§ TASK PROMPT
Repeat each line of the material below exactly as it appears, minus any pictures.

§ SUPPLIED DATA

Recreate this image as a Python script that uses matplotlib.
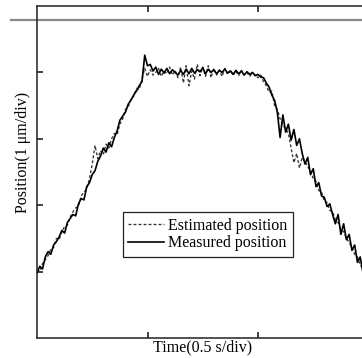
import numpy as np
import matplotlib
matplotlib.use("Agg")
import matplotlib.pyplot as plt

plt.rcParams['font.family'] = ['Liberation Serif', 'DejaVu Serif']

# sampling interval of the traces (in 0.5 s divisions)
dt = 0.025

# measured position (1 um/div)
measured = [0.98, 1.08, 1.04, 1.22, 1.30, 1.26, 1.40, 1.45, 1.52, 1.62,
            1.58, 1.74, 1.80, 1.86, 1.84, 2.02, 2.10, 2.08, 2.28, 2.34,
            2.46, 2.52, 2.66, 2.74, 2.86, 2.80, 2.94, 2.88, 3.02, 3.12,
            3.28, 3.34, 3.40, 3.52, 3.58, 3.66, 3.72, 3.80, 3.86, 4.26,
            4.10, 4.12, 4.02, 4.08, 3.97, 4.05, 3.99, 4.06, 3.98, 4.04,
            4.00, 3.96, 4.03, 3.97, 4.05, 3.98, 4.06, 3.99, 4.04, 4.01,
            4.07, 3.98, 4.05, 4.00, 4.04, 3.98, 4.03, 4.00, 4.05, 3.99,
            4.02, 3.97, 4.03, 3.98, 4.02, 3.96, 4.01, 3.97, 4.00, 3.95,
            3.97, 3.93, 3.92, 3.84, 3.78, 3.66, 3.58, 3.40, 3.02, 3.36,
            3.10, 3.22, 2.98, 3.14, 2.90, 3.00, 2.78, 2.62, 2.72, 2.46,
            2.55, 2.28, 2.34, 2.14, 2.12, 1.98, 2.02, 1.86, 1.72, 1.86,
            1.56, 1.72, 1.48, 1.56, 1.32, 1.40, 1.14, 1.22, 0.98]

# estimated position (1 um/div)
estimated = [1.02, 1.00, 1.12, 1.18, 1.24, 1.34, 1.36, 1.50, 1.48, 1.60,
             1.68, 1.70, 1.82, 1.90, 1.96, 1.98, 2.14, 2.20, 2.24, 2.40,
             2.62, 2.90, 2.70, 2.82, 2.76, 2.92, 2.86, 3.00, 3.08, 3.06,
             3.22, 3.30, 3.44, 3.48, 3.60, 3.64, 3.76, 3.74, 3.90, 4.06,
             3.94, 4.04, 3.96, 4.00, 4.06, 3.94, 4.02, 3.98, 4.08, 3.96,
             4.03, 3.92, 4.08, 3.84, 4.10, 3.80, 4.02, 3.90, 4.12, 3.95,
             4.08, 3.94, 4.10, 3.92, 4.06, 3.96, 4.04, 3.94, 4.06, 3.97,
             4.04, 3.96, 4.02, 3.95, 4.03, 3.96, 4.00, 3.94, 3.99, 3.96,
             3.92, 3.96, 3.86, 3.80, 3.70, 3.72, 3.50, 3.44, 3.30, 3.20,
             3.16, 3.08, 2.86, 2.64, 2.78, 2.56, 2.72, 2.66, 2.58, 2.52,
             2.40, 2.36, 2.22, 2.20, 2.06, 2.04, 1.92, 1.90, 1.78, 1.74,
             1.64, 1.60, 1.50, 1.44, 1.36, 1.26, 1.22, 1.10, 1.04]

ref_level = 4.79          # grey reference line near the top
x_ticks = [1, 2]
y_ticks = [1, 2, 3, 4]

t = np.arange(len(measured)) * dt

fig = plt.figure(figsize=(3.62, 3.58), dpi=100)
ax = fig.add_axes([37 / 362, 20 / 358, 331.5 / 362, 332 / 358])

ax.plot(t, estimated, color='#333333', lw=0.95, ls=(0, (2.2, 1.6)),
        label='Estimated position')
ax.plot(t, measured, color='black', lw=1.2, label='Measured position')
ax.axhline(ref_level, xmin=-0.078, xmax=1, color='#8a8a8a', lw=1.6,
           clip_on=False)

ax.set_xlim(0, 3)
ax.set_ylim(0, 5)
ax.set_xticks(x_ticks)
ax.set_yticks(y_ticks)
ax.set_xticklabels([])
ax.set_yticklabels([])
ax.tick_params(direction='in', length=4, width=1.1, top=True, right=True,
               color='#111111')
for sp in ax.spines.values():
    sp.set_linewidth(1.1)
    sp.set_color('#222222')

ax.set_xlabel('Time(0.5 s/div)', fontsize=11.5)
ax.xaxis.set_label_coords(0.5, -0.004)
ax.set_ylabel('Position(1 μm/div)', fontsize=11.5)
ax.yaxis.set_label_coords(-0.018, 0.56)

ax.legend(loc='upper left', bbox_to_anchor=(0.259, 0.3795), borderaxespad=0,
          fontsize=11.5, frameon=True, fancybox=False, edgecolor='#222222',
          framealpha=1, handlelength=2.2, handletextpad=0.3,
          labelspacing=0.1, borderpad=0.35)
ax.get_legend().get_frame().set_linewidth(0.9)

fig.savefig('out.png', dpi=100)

§ TASK OUTPUT
Recreate this image as a Python script that uses matplotlib.
import numpy as np
import matplotlib
matplotlib.use("Agg")
import matplotlib.pyplot as plt

plt.rcParams['font.family'] = ['Liberation Serif', 'DejaVu Serif']

# sampling interval of the traces (in 0.5 s divisions)
dt = 0.025

# measured position (1 um/div)
measured = [0.98, 1.08, 1.04, 1.22, 1.30, 1.26, 1.40, 1.45, 1.52, 1.62,
            1.58, 1.74, 1.80, 1.86, 1.84, 2.02, 2.10, 2.08, 2.28, 2.34,
            2.46, 2.52, 2.66, 2.74, 2.86, 2.80, 2.94, 2.88, 3.02, 3.12,
            3.28, 3.34, 3.40, 3.52, 3.58, 3.66, 3.72, 3.80, 3.86, 4.26,
            4.10, 4.12, 4.02, 4.08, 3.97, 4.05, 3.99, 4.06, 3.98, 4.04,
            4.00, 3.96, 4.03, 3.97, 4.05, 3.98, 4.06, 3.99, 4.04, 4.01,
            4.07, 3.98, 4.05, 4.00, 4.04, 3.98, 4.03, 4.00, 4.05, 3.99,
            4.02, 3.97, 4.03, 3.98, 4.02, 3.96, 4.01, 3.97, 4.00, 3.95,
            3.97, 3.93, 3.92, 3.84, 3.78, 3.66, 3.58, 3.40, 3.02, 3.36,
            3.10, 3.22, 2.98, 3.14, 2.90, 3.00, 2.78, 2.62, 2.72, 2.46,
            2.55, 2.28, 2.34, 2.14, 2.12, 1.98, 2.02, 1.86, 1.72, 1.86,
            1.56, 1.72, 1.48, 1.56, 1.32, 1.40, 1.14, 1.22, 0.98]

# estimated position (1 um/div)
estimated = [1.02, 1.00, 1.12, 1.18, 1.24, 1.34, 1.36, 1.50, 1.48, 1.60,
             1.68, 1.70, 1.82, 1.90, 1.96, 1.98, 2.14, 2.20, 2.24, 2.40,
             2.62, 2.90, 2.70, 2.82, 2.76, 2.92, 2.86, 3.00, 3.08, 3.06,
             3.22, 3.30, 3.44, 3.48, 3.60, 3.64, 3.76, 3.74, 3.90, 4.06,
             3.94, 4.04, 3.96, 4.00, 4.06, 3.94, 4.02, 3.98, 4.08, 3.96,
             4.03, 3.92, 4.08, 3.84, 4.10, 3.80, 4.02, 3.90, 4.12, 3.95,
             4.08, 3.94, 4.10, 3.92, 4.06, 3.96, 4.04, 3.94, 4.06, 3.97,
             4.04, 3.96, 4.02, 3.95, 4.03, 3.96, 4.00, 3.94, 3.99, 3.96,
             3.92, 3.96, 3.86, 3.80, 3.70, 3.72, 3.50, 3.44, 3.30, 3.20,
             3.16, 3.08, 2.86, 2.64, 2.78, 2.56, 2.72, 2.66, 2.58, 2.52,
             2.40, 2.36, 2.22, 2.20, 2.06, 2.04, 1.92, 1.90, 1.78, 1.74,
             1.64, 1.60, 1.50, 1.44, 1.36, 1.26, 1.22, 1.10, 1.04]

ref_level = 4.79          # grey reference line near the top
x_ticks = [1, 2]
y_ticks = [1, 2, 3, 4]

t = np.arange(len(measured)) * dt

fig = plt.figure(figsize=(3.62, 3.58), dpi=100)
ax = fig.add_axes([37 / 362, 20 / 358, 331.5 / 362, 332 / 358])

ax.plot(t, estimated, color='#333333', lw=0.95, ls=(0, (2.2, 1.6)),
        label='Estimated position')
ax.plot(t, measured, color='black', lw=1.2, label='Measured position')
ax.axhline(ref_level, xmin=-0.078, xmax=1, color='#8a8a8a', lw=1.6,
           clip_on=False)

ax.set_xlim(0, 3)
ax.set_ylim(0, 5)
ax.set_xticks(x_ticks)
ax.set_yticks(y_ticks)
ax.set_xticklabels([])
ax.set_yticklabels([])
ax.tick_params(direction='in', length=4, width=1.1, top=True, right=True,
               color='#111111')
for sp in ax.spines.values():
    sp.set_linewidth(1.1)
    sp.set_color('#222222')

ax.set_xlabel('Time(0.5 s/div)', fontsize=11.5)
ax.xaxis.set_label_coords(0.5, -0.004)
ax.set_ylabel('Position(1 μm/div)', fontsize=11.5)
ax.yaxis.set_label_coords(-0.018, 0.56)

ax.legend(loc='upper left', bbox_to_anchor=(0.259, 0.3795), borderaxespad=0,
          fontsize=11.5, frameon=True, fancybox=False, edgecolor='#222222',
          framealpha=1, handlelength=2.2, handletextpad=0.3,
          labelspacing=0.1, borderpad=0.35)
ax.get_legend().get_frame().set_linewidth(0.9)

fig.savefig('out.png', dpi=100)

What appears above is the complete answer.